**Task brief:** Pull each line containing "this" out of the data and copy it.
** START OF Extracted information **
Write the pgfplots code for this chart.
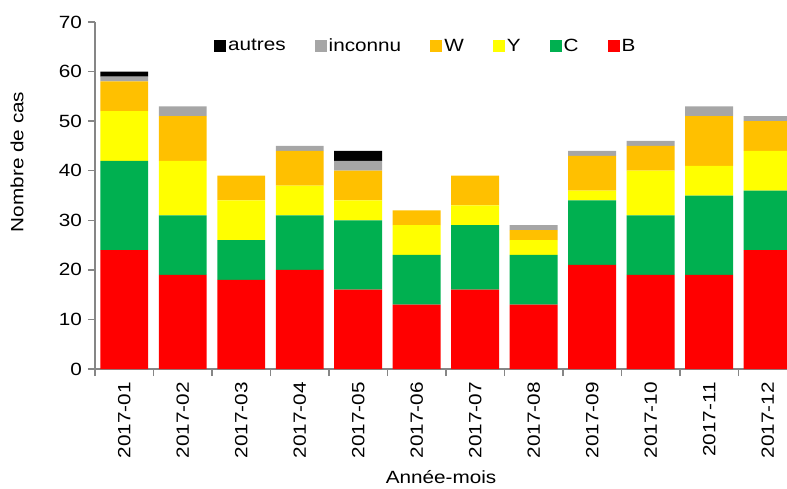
\documentclass[border=0pt]{standalone}
\usepackage{fontspec}
\setmainfont{Liberation Sans}[FakeStretch=1.17]
\usepackage{pgfplots}
\pgfplotsset{compat=1.18}
\definecolor{cB}{HTML}{FF0000}
\definecolor{cC}{HTML}{00B050}
\definecolor{cY}{HTML}{FFFF00}
\definecolor{cW}{HTML}{FFC000}
\definecolor{cI}{HTML}{A6A6A6}
\definecolor{axisgray}{HTML}{868686}
\begin{document}
\fontsize{17.7pt}{21pt}\selectfont
\begin{tikzpicture}
\path[use as bounding box] (-95pt,-119pt) rectangle (692pt,369pt);
\begin{axis}[
  at={(0pt,0pt)}, anchor=south west,
  scale only axis, width=692pt, height=347pt,
  xmin=-0.5, xmax=11.33, ymin=0, ymax=70,
  ybar stacked, bar width=0.82,
  axis x line*=bottom, axis y line*=left,
  axis line style={axisgray, line width=1.3pt},
  xtick={0,...,11},
  xticklabels={2017-01,2017-02,2017-03,2017-04,2017-05,2017-06,2017-07,2017-08,2017-09,2017-10,2017-11,2017-12},
  minor xtick={-0.5,0.5,...,11.5},
  major x tick style={draw=none},
  ytick={0,10,...,70},
  tick align=outside,
  major tick length=7pt, minor tick length=7pt,
  every tick/.style={axisgray, line width=1.3pt},
  /pgf/number format/assume math mode=true,
  xticklabel style={rotate=90, anchor=east, font=\fontsize{17.7pt}{21pt}\selectfont},
  yticklabel style={font=\fontsize{17.7pt}{21pt}\selectfont},
  xlabel={Année-mois}, ylabel={Nombre de cas},
  label style={font=\fontsize{17.7pt}{21pt}\selectfont},
  every axis y label/.style={at={(axis description cs:-0.1127,0.597)}, rotate=90, anchor=center},
  legend style={draw=none, fill=none, at={(0.478,0.93)}, anchor=center,
    legend columns=-1, font=\fontsize{17.7pt}{21pt}\selectfont,
    /tikz/every even column/.append style={column sep=27pt}},
  legend image code/.code={\fill[#1] (0pt,-6pt) rectangle (12pt,6pt);},
  reverse legend,
  every axis plot/.append style={draw=none},
]
\addplot[fill=cB] coordinates {(0,24) (1,19) (2,18) (3,20) (4,16) (5,13) (6,16) (7,13) (8,21) (9,19) (10,19) (11,24)};
\addplot[fill=cC] coordinates {(0,18) (1,12) (2,8) (3,11) (4,14) (5,10) (6,13) (7,10) (8,13) (9,12) (10,16) (11,12)};
\addplot[fill=cY] coordinates {(0,10) (1,11) (2,8) (3,6) (4,4) (5,6) (6,4) (7,3) (8,2) (9,9) (10,6) (11,8)};
\addplot[fill=cW] coordinates {(0,6) (1,9) (2,5) (3,7) (4,6) (5,3) (6,6) (7,2) (8,7) (9,5) (10,10) (11,6)};
\addplot[fill=cI] coordinates {(0,1) (1,2) (2,0) (3,1) (4,2) (5,0) (6,0) (7,1) (8,1) (9,1) (10,2) (11,1)};
\addplot[fill=black] coordinates {(0,1) (1,0) (2,0) (3,0) (4,2) (5,0) (6,0) (7,0) (8,0) (9,0) (10,0) (11,0)};
\legend{B,C,Y,W,inconnu,autres}
\end{axis}
\end{tikzpicture}
\end{document}
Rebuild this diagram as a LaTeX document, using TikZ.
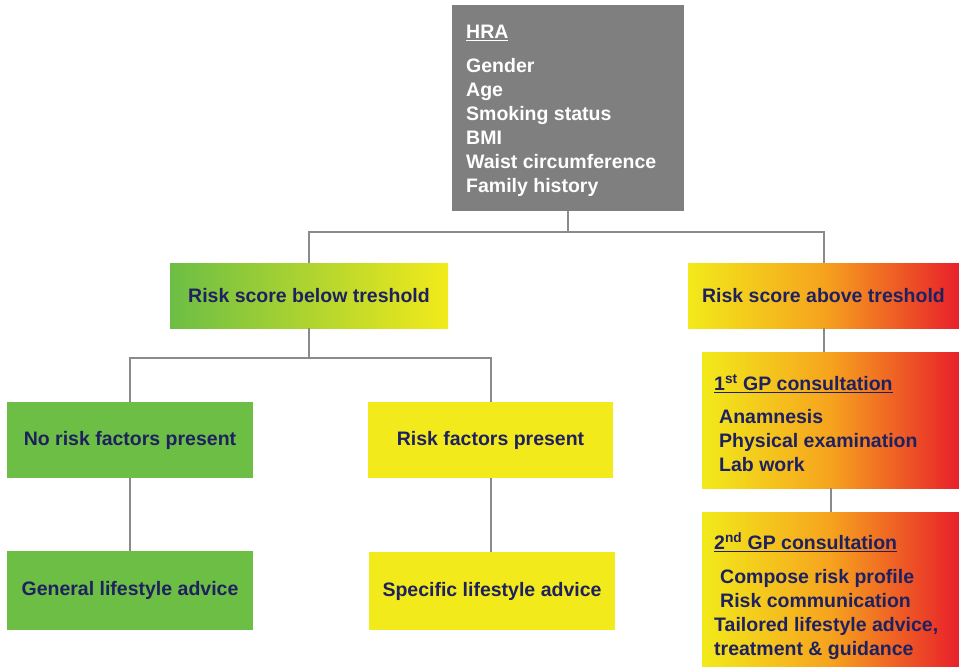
\documentclass[tikz,border=0pt]{standalone}
\usepackage{fontspec}
\setmainfont{Liberation Sans}
\definecolor{hragray}{HTML}{7F7F7F}
\definecolor{ggreen}{HTML}{6CBE45}
\definecolor{gyellow}{HTML}{F2EA1A}
\definecolor{gorange}{HTML}{F6A31E}
\definecolor{gred}{HTML}{E8202A}
\definecolor{navy}{HTML}{1F215F}
\definecolor{linegray}{HTML}{8A8A8A}
\tikzset{
  box/.style={rectangle, inner sep=0pt, draw=none},
  txt/.style={text=navy, font=\bfseries\fontsize{19.5}{24}\selectfont},
  wtxt/.style={text=white, font=\bfseries\fontsize{19.5}{24}\selectfont, align=left, inner sep=0pt},
  ltxt/.style={text=navy, font=\bfseries\fontsize{19.5}{24}\selectfont, align=left, inner sep=0pt},
  conn/.style={draw=linegray, line width=2pt},
  gy/.style={left color=ggreen, right color=gyellow},
  yr/.style={left color=gyellow, right color=gred, middle color=gorange},
}
\begin{document}
\begin{tikzpicture}[x=1pt,y=-1pt]
\useasboundingbox[fill=white] (0,0) rectangle (959,667);
% boxes
\node[box, fill=hragray, minimum width=232pt, minimum height=206pt] (hra) at (568,108) {};
\node[box, gy, minimum width=278pt, minimum height=65pt, txt] (below) at (309,295.5) {Risk score below treshold};
\node[box, yr, minimum width=271pt, minimum height=65pt, txt] (above) at (823.5,295.5) {Risk score above treshold};
\node[box, fill=ggreen, minimum width=246pt, minimum height=76pt, txt] (norisk) at (130,440) {No risk factors present};
\node[box, fill=gyellow, minimum width=245pt, minimum height=76pt, txt] (riskf) at (490.5,440) {Risk factors present};
\node[box, fill=ggreen, minimum width=246pt, minimum height=79pt, txt] (general) at (130,590.5) {General lifestyle advice};
\node[box, fill=gyellow, minimum width=246pt, minimum height=78pt, txt] (specific) at (492,591) {Specific lifestyle advice};
\node[box, yr, minimum width=257pt, minimum height=136pt] (gp1) at (830.5,420) {};
\node[box, yr, minimum width=257pt, minimum height=155pt] (gp2) at (830.5,589.5) {};
% texts
\node[wtxt, anchor=north west] (hratxt) at (466,25) {\underline{HRA}\\[10pt]Gender\\Age\\Smoking status\\BMI\\Waist circumference\\Family history};
\node[ltxt, anchor=north west] (gp1txt) at (714,374) {\underline{1\textsuperscript{st} GP consultation}\\[9pt]\hspace*{5pt}Anamnesis\\\hspace*{5pt}Physical examination\\\hspace*{5pt}Lab work};
\node[ltxt, anchor=north west] (gp2txt) at (714,532) {\underline{2\textsuperscript{nd} GP consultation}\\[10pt]\hspace*{6pt}Compose risk profile\\\hspace*{6pt}Risk communication\\Tailored lifestyle advice,\\treatment \& guidance};
% connectors
\coordinate (bus1) at (0,232);
\coordinate (bus2) at (0,358);
\draw[conn] (hra.south) -- (hra.south |- bus1);
\draw[conn] (below.north) |- (above.north |- bus1) -- (above.north);
\draw[conn] (below.south) -- (below.south |- bus2);
\draw[conn] (norisk.north) |- (riskf.north |- bus2) -- (riskf.north);
\draw[conn] (norisk.south) -- (general.north);
\draw[conn] (riskf.south) -- (riskf.south |- specific.north);
\draw[conn] (above.south) -- (above.south |- gp1.north);
\draw[conn] (gp1.south) -- (gp2.north);
\end{tikzpicture}
\end{document}
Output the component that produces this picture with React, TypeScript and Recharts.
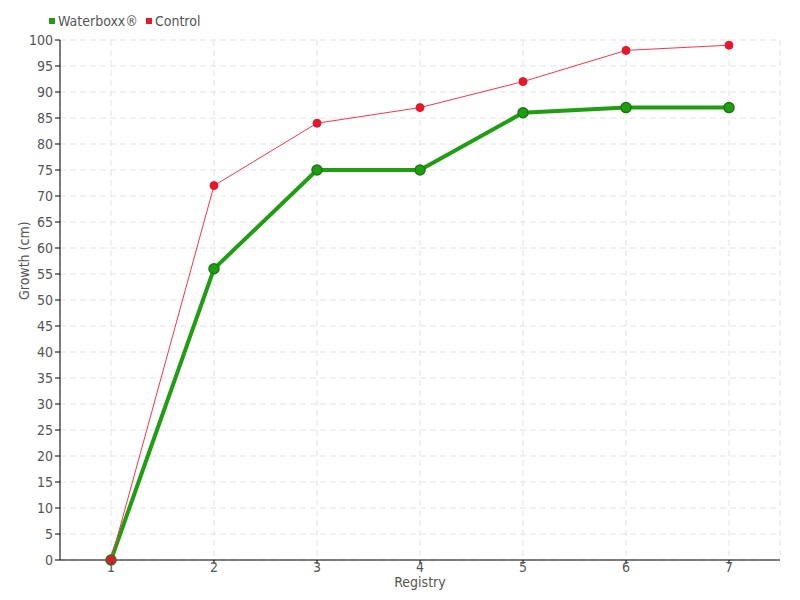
import { LineChart, Line, XAxis, YAxis, CartesianGrid } from 'recharts';

const registries = ['1', '2', '3', '4', '5', '6', '7'];
const waterboxx = [0, 56, 75, 75, 86, 87, 87];
const control = [0, 72, 84, 87, 92, 98, 99];
const yTicks = [0, 5, 10, 15, 20, 25, 30, 35, 40, 45, 50, 55, 60, 65, 70, 75, 80, 85, 90, 95, 100];

const FONT = '"DejaVu Sans Condensed", "Liberation Sans Narrow", sans-serif';
const GREEN = '#1f9e12';
const RED = '#e8162a';

const legendItems = [
    { name: 'Waterboxx®', color: GREEN },
    { name: 'Control', color: RED },
];

export default function App() {
    const data = registries.map((r, i) => ({
        registry: r,
        waterboxx: waterboxx[i],
        control: control[i],
    }));

    return (
        <div style={{ position: 'absolute', left: 0, top: 0, width: 800, height: 600, background: '#fff', fontFamily: FONT }}>
            {/* legend drawn as plain html so it doesn't push the plot down */}
            <div style={{ position: 'absolute', left: 49, top: 13, display: 'flex', gap: 8, fontSize: 14, color: '#555' }}>
                {legendItems.map((it) => (
                    <div key={it.name} style={{ display: 'flex', alignItems: 'center' }}>
                        <span style={{ width: 6, height: 6, background: it.color, display: 'inline-block', marginRight: 3 }} />
                        <span>{it.name}</span>
                    </div>
                ))}
            </div>
            <LineChart width={800} height={600} data={data} margin={{ top: 40, right: 20, bottom: 10, left: 0 }}>
                <CartesianGrid stroke="#e3e3e3" strokeDasharray="6 4" />
                <XAxis
                    dataKey="registry"
                    padding={{ left: 51, right: 51 }}
                    axisLine={{ stroke: '#000' }}
                    tickLine={{ stroke: '#000' }}
                    tickSize={4}
                    tickMargin={-2}
                    tick={{ fill: '#555', fontSize: 14, fontFamily: FONT }}
                    height={30}
                    label={{ value: 'Registry', position: 'insideBottom', offset: 3, fill: '#555', fontSize: 14, fontFamily: FONT }}
                />
                <YAxis
                    domain={[0, 100]}
                    ticks={yTicks}
                    interval={0}
                    width={60}
                    axisLine={{ stroke: '#000' }}
                    tickLine={{ stroke: '#000' }}
                    tickSize={5}
                    tick={{ fill: '#555', fontSize: 14, fontFamily: FONT }}
                    label={{ value: 'Growth (cm)', angle: -90, position: 'insideLeft', offset: 24, fill: '#555', fontSize: 14, fontFamily: FONT }}
                />
                <Line
                    name="Waterboxx®"
                    dataKey="waterboxx"
                    stroke={GREEN}
                    strokeWidth={4}
                    dot={{ r: 5, fill: GREEN, stroke: '#1a7a10', strokeWidth: 1.5 }}
                    isAnimationActive={false}
                />
                <Line
                    name="Control"
                    dataKey="control"
                    stroke="#ff3347"
                    strokeWidth={1}
                    dot={{ r: 4, fill: RED, stroke: RED, strokeWidth: 1 }}
                    isAnimationActive={false}
                />
            </LineChart>
        </div>
    );
}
** END OF Extracted information **
**Worked answer:**
Write the pgfplots code for this chart.
Rebuild this diagram as a LaTeX document, using TikZ.
Output the component that produces this picture with React, TypeScript and Recharts.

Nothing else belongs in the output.